На что мой начальник, член сценарной коллегии Скрипицын, сказал, что сценарий написан по повести новосибирского писателя Ильи Лаврова, которая так и называется: «Встреча с чудом». «Заключение вы написали хорошо, – сказал мне Скрипицын, – но по жанру это – критическая статья, а наше заключение требует стандартной формы». И он дал мне несколько старых заключений, написанных разными редакторами. «Это трафареты», – объяснил Скрипицын.

– Вы понравились Скрипицыну, – сказал мне, радушно улыбаясь, Дымшиц. – Он мне вас хвалил.

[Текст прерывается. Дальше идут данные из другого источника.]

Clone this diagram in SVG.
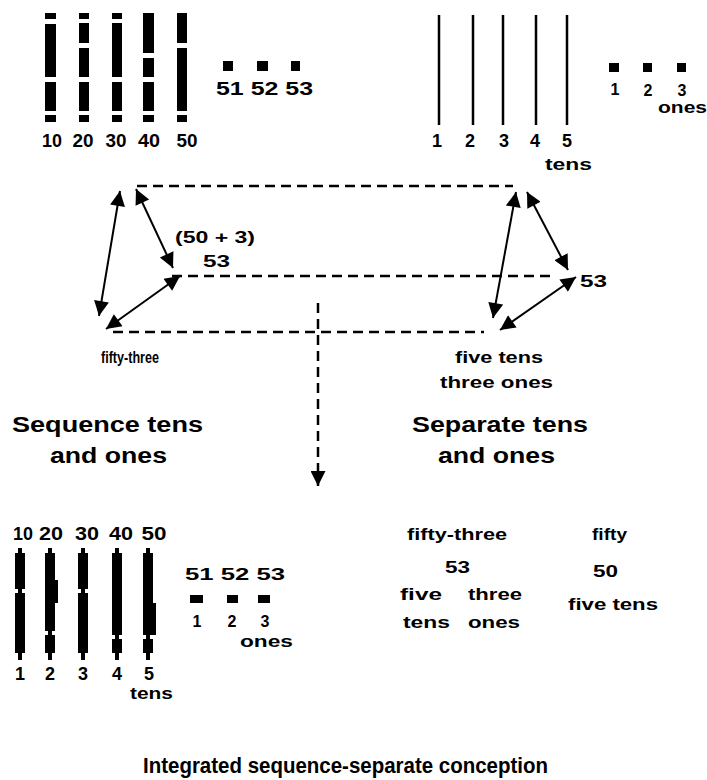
<svg xmlns="http://www.w3.org/2000/svg" width="707" height="780" viewBox="0 0 707 780">
<style>
text{font-family:"Liberation Sans",Arial,sans-serif;fill:#000}
.n{font-size:18px;font-weight:bold}
.s{font-size:16px;font-weight:bold}
.b{font-size:22px;font-weight:bold}
.c{text-anchor:middle}
.dash{stroke:#000;stroke-width:2.5;stroke-dasharray:10 6;fill:none}
.ln{stroke:#000;stroke-width:2;fill:none}
.tl{stroke:#000;stroke-width:2.5}
</style>
<defs>
<marker id="ah" viewBox="0 0 10 10" refX="10" refY="5" markerWidth="18" markerHeight="15" markerUnits="userSpaceOnUse" orient="auto-start-reverse"><path d="M0,0 L10,5 L0,10 z" fill="#000"/></marker>
</defs>
<rect width="707" height="780" fill="#fff"/>

<g id="top-left-bars">
<rect x="45" y="13" width="11" height="6"/><rect x="45" y="24" width="11" height="53"/><rect x="45" y="82" width="11" height="29"/><rect x="45" y="115" width="11" height="7"/>
<rect x="79" y="13" width="10" height="6"/><rect x="79" y="23" width="10" height="20"/><rect x="79" y="48" width="10" height="29"/><rect x="79" y="82" width="10" height="29"/><rect x="79" y="115" width="10" height="7"/>
<rect x="112" y="13" width="10" height="6"/><rect x="112" y="23" width="10" height="54"/><rect x="112" y="82" width="10" height="29"/><rect x="112" y="115" width="10" height="7"/>
<rect x="143" y="13" width="11" height="40"/><rect x="143" y="58" width="11" height="19"/><rect x="143" y="82" width="11" height="29"/><rect x="143" y="115" width="11" height="7"/>
<rect x="177" y="13" width="10" height="30"/><rect x="177" y="48" width="10" height="63"/><rect x="177" y="115" width="10" height="7"/>
<text class="n c" x="52" y="147" textLength="20" lengthAdjust="spacingAndGlyphs">10</text>
<text class="n c" x="83" y="147" textLength="21" lengthAdjust="spacingAndGlyphs">20</text>
<text class="n c" x="116" y="147" textLength="21" lengthAdjust="spacingAndGlyphs">30</text>
<text class="n c" x="149" y="147" textLength="22" lengthAdjust="spacingAndGlyphs">40</text>
<text class="n c" x="187" y="147" textLength="21" lengthAdjust="spacingAndGlyphs">50</text>
</g>

<g id="top-left-ones">
<rect x="223" y="61" width="10" height="10"/><rect x="257" y="61" width="11" height="10"/><rect x="291" y="61" width="9" height="10"/>
<text class="n" x="216" y="95" textLength="97" lengthAdjust="spacingAndGlyphs">51 52 53</text>
</g>

<g id="top-right-tens">
<line class="tl" x1="439" y1="15" x2="439" y2="125"/>
<line class="tl" x1="473" y1="15" x2="473" y2="125"/>
<line class="tl" x1="503" y1="15" x2="503" y2="125"/>
<line class="tl" x1="536" y1="15" x2="536" y2="125"/>
<line class="tl" x1="567" y1="15" x2="567" y2="125"/>
<text class="n c" x="437" y="147">1</text>
<text class="n c" x="470" y="147">2</text>
<text class="n c" x="504" y="147">3</text>
<text class="n c" x="535" y="147">4</text>
<text class="n c" x="567" y="147">5</text>
<text class="s" x="545" y="170" textLength="47" lengthAdjust="spacingAndGlyphs">tens</text>
</g>

<g id="top-right-ones">
<rect x="609" y="63" width="10" height="9"/><rect x="643" y="63" width="9" height="9"/><rect x="677" y="63" width="9" height="9"/>
<text class="s c" x="615" y="95">1</text>
<text class="s c" x="648" y="96">2</text>
<text class="s c" x="682" y="96">3</text>
<text class="s" x="658" y="113" textLength="49" lengthAdjust="spacingAndGlyphs">ones</text>
</g>

<g id="connectors">
<line class="dash" x1="137" y1="186" x2="513" y2="186"/>
<line class="dash" x1="172" y1="276" x2="556" y2="276"/>
<line class="dash" x1="113" y1="332" x2="484" y2="332"/>
<line class="dash" x1="318" y1="303" x2="318" y2="486" marker-end="url(#ah)"/>
<line class="ln" x1="120" y1="191" x2="99" y2="316" marker-start="url(#ah)" marker-end="url(#ah)"/>
<line class="ln" x1="136" y1="189" x2="173" y2="268" marker-start="url(#ah)" marker-end="url(#ah)"/>
<line class="ln" x1="106" y1="329" x2="180" y2="276" marker-start="url(#ah)" marker-end="url(#ah)"/>
<line class="ln" x1="516" y1="192" x2="493" y2="318" marker-start="url(#ah)" marker-end="url(#ah)"/>
<line class="ln" x1="527" y1="192" x2="568" y2="270" marker-start="url(#ah)" marker-end="url(#ah)"/>
<line class="ln" x1="500" y1="330" x2="576" y2="277" marker-start="url(#ah)" marker-end="url(#ah)"/>
</g>

<g id="sequence-labels">
<text class="s" x="175" y="243" textLength="80" lengthAdjust="spacingAndGlyphs">(50 + 3)</text>
<text class="s" x="203" y="267" textLength="27" lengthAdjust="spacingAndGlyphs">53</text>
<text class="s" x="101" y="363" textLength="58" lengthAdjust="spacingAndGlyphs">fifty-three</text>
<text class="b" x="12" y="432" textLength="191" lengthAdjust="spacingAndGlyphs">Sequence tens</text>
<text class="b" x="50" y="463" textLength="117" lengthAdjust="spacingAndGlyphs">and ones</text>
</g>

<g id="separate-labels">
<text class="s" x="580" y="287" textLength="27" lengthAdjust="spacingAndGlyphs">53</text>
<text class="s" x="455" y="363" textLength="88" lengthAdjust="spacingAndGlyphs">five tens</text>
<text class="s" x="440" y="388" textLength="113" lengthAdjust="spacingAndGlyphs">three ones</text>
<text class="b" x="412" y="432" textLength="176" lengthAdjust="spacingAndGlyphs">Separate tens</text>
<text class="b" x="438" y="463" textLength="117" lengthAdjust="spacingAndGlyphs">and ones</text>
</g>

<g id="bottom-left-bars">
<text class="n c" x="23" y="540" textLength="20" lengthAdjust="spacingAndGlyphs">10</text>
<text class="n c" x="51" y="540" textLength="24" lengthAdjust="spacingAndGlyphs">20</text>
<text class="n c" x="87" y="540" textLength="24" lengthAdjust="spacingAndGlyphs">30</text>
<text class="n c" x="121" y="540" textLength="24" lengthAdjust="spacingAndGlyphs">40</text>
<text class="n c" x="154" y="540" textLength="25" lengthAdjust="spacingAndGlyphs">50</text>
<g>
<rect x="18" y="548" width="4" height="112"/><rect x="15" y="553" width="10" height="36"/><rect x="15" y="593" width="10" height="60"/>
<rect x="48" y="548" width="4" height="112"/><rect x="45" y="553" width="10" height="78"/><rect x="55" y="580" width="3" height="23"/><rect x="45" y="635" width="10" height="18"/>
<rect x="81" y="548" width="4" height="112"/><rect x="78" y="553" width="10" height="36"/><rect x="78" y="593" width="10" height="60"/>
<rect x="115" y="548" width="4" height="112"/><rect x="112" y="553" width="10" height="82"/><rect x="112" y="639" width="10" height="14"/>
<rect x="146" y="548" width="4" height="112"/><rect x="143" y="553" width="10" height="82"/><rect x="153" y="603" width="3" height="32"/><rect x="143" y="639" width="10" height="14"/>
</g>
<text class="n c" x="20" y="680">1</text>
<text class="n c" x="50" y="680">2</text>
<text class="n c" x="83" y="680">3</text>
<text class="n c" x="117" y="680">4</text>
<text class="n c" x="149" y="680">5</text>
<text class="s" x="130" y="699" textLength="43" lengthAdjust="spacingAndGlyphs">tens</text>
</g>

<g id="bottom-left-ones">
<text class="s" x="185" y="580" textLength="100" lengthAdjust="spacingAndGlyphs">51 52 53</text>
<rect x="190" y="595" width="13" height="8"/><rect x="227" y="595" width="11" height="8"/><rect x="258" y="595" width="12" height="8"/>
<text class="s c" x="197" y="627">1</text>
<text class="s c" x="232" y="627">2</text>
<text class="s c" x="265" y="627">3</text>
<text class="s" x="240" y="647" textLength="53" lengthAdjust="spacingAndGlyphs">ones</text>
</g>

<g id="bottom-right-53">
<text class="s" x="407" y="540" textLength="100" lengthAdjust="spacingAndGlyphs">fifty-three</text>
<text class="s" x="445" y="573" textLength="25" lengthAdjust="spacingAndGlyphs">53</text>
<text class="s" x="400" y="600" textLength="42" lengthAdjust="spacingAndGlyphs">five</text>
<text class="s" x="468" y="600" textLength="54" lengthAdjust="spacingAndGlyphs">three</text>
<text class="s" x="403" y="628" textLength="47" lengthAdjust="spacingAndGlyphs">tens</text>
<text class="s" x="468" y="628" textLength="52" lengthAdjust="spacingAndGlyphs">ones</text>
</g>

<g id="bottom-right-50">
<text class="s" x="592" y="540" textLength="35" lengthAdjust="spacingAndGlyphs">fifty</text>
<text class="s" x="593" y="577" textLength="25" lengthAdjust="spacingAndGlyphs">50</text>
<text class="s" x="568" y="610" textLength="90" lengthAdjust="spacingAndGlyphs">five tens</text>
</g>

<g id="title">
<text class="b" x="143" y="773" textLength="405" lengthAdjust="spacingAndGlyphs">Integrated sequence-separate conception</text>
</g>
</svg>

Я писал в «Стёжках-дорожках» о Скрипицыне, который не мог на меня нарадоваться, зная, что мне протежирует сам Дымшиц, и перестал меня хвалить, когда наши отношения с Дымшицем стали напряжёнными, а потом и враждебными. Чутьё никогда не подводило Скрипицына.

Я внимательно прочитал заключения, которые он мне дал. Одно из них предлагало утвердить сценарий, другое – отклонить его, третье настаивало на доработках, после которых сценарий вновь бы вернулся для рассмотрения в Комитет. Но, разные по выводам, все они были совершенно одинаковы по безликой канцелярской форме, которая скорее подошла бы какой-нибудь справке из домоуправления, чем отзыву на художественное произведение. «Имеют место (наличествуют)». «Следует отметить (указать, обратить внимание на)». «В согласии (вразрез) с нашей социалистической действительностью (жизнью, новью, моралью)». Скука смертная!

– Конечно, канцелярщина! – согласился со мной Скрипицын. – Но мы с вами и есть государственная канцелярия, которая выдает именно документ. А все ваши художественные соображения высказывайте на обсуждении, где уместны творческие дискуссии.

Забегая вперёд, скажу, что творческих дискуссий на обсуждениях, как правило, не было. А были унылые или злые реплики гостей в ответ на наши самоуверенные мнения. Или умильная благодарность за любую глупость, которую мы несли.

Мне же со своими замечаниями по сценарию Ольшанского выступать не пришлось. Потому что на следующий день он появился у меня в кабинете.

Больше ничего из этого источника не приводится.